**SET EXERCISE**:
In the records below, find the line with "What matplotlib code" and the line with "bg.set_xlim(0, 1); bg.set_ylim(0, 1);"; return exactly those lines and every line between them.

**RECORDED DATA**:
[Start]
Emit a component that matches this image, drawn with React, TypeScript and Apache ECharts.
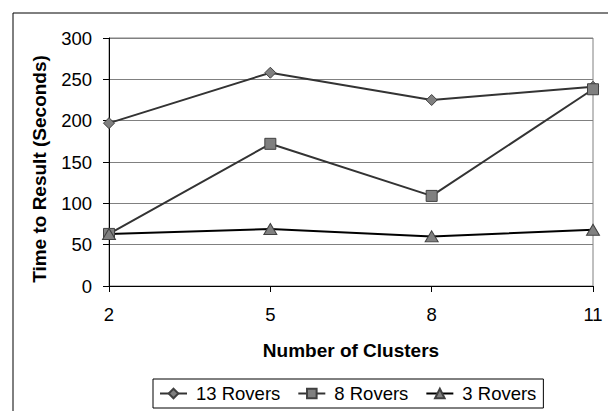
[End]
[Start]
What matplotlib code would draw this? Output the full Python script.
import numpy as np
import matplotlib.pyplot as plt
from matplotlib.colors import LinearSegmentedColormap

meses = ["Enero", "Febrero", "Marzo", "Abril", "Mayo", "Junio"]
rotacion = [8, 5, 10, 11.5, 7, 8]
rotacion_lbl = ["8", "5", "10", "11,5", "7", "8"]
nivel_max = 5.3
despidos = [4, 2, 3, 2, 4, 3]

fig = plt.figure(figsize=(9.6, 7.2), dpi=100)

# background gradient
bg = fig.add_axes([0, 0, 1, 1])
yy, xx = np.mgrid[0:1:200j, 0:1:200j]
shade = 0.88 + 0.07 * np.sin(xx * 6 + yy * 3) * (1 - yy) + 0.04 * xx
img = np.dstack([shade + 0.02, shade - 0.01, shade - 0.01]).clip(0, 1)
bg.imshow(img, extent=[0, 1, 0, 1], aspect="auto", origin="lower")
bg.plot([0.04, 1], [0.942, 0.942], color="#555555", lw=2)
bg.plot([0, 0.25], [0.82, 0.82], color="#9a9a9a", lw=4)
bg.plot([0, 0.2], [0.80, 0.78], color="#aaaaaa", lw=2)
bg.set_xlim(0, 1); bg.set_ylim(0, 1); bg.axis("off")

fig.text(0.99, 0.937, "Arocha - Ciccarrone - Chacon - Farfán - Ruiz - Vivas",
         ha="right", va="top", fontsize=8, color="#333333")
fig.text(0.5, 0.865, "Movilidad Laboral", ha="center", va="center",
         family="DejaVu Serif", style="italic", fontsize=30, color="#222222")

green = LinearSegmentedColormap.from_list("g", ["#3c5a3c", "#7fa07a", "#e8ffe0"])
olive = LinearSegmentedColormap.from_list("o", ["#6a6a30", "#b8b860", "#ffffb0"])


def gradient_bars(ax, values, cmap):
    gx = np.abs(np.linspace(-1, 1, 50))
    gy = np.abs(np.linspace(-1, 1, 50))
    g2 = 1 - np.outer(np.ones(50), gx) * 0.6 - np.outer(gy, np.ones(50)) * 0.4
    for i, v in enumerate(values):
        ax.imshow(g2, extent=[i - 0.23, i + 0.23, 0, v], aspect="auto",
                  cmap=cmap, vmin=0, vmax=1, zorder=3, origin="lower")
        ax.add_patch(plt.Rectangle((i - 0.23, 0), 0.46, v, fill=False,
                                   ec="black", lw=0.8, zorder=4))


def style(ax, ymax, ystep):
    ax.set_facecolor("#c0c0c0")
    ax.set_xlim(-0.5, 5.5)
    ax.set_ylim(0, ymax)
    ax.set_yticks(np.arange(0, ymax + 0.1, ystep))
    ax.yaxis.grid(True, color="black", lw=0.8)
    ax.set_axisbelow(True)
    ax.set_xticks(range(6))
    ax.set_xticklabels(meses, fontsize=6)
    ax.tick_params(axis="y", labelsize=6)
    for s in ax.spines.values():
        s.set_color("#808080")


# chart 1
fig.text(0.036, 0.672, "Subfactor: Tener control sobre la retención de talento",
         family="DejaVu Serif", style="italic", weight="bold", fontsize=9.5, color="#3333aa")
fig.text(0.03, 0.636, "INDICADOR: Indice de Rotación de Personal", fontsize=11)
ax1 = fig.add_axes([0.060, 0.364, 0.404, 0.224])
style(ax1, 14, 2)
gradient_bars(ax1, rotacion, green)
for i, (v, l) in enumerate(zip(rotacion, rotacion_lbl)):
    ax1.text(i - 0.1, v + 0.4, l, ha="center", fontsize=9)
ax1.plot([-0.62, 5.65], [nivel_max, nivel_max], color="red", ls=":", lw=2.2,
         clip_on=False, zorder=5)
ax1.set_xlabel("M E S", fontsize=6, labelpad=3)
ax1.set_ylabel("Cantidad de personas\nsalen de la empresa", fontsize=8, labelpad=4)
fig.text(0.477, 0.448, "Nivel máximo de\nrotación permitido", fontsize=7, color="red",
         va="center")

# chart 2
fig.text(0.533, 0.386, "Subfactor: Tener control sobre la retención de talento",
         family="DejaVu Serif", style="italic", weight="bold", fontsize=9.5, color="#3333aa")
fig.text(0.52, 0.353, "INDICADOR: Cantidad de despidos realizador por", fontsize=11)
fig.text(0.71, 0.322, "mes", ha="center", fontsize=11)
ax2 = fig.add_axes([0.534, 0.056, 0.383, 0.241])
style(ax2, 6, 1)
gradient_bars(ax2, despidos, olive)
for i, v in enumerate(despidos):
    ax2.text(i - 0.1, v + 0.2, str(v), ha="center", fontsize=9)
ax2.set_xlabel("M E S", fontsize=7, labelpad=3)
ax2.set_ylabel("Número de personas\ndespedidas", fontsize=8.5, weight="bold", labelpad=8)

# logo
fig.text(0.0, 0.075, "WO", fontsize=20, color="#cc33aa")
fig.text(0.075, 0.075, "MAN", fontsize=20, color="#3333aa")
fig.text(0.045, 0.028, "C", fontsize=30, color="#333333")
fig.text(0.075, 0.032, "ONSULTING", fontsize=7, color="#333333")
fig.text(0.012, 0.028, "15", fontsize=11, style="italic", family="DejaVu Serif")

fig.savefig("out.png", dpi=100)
[End]
**ANSWER TO THIS PROBLEM**:
What matplotlib code would draw this? Output the full Python script.
import numpy as np
import matplotlib.pyplot as plt
from matplotlib.colors import LinearSegmentedColormap

meses = ["Enero", "Febrero", "Marzo", "Abril", "Mayo", "Junio"]
rotacion = [8, 5, 10, 11.5, 7, 8]
rotacion_lbl = ["8", "5", "10", "11,5", "7", "8"]
nivel_max = 5.3
despidos = [4, 2, 3, 2, 4, 3]

fig = plt.figure(figsize=(9.6, 7.2), dpi=100)

# background gradient
bg = fig.add_axes([0, 0, 1, 1])
yy, xx = np.mgrid[0:1:200j, 0:1:200j]
shade = 0.88 + 0.07 * np.sin(xx * 6 + yy * 3) * (1 - yy) + 0.04 * xx
img = np.dstack([shade + 0.02, shade - 0.01, shade - 0.01]).clip(0, 1)
bg.imshow(img, extent=[0, 1, 0, 1], aspect="auto", origin="lower")
bg.plot([0.04, 1], [0.942, 0.942], color="#555555", lw=2)
bg.plot([0, 0.25], [0.82, 0.82], color="#9a9a9a", lw=4)
bg.plot([0, 0.2], [0.80, 0.78], color="#aaaaaa", lw=2)
bg.set_xlim(0, 1); bg.set_ylim(0, 1); bg.axis("off")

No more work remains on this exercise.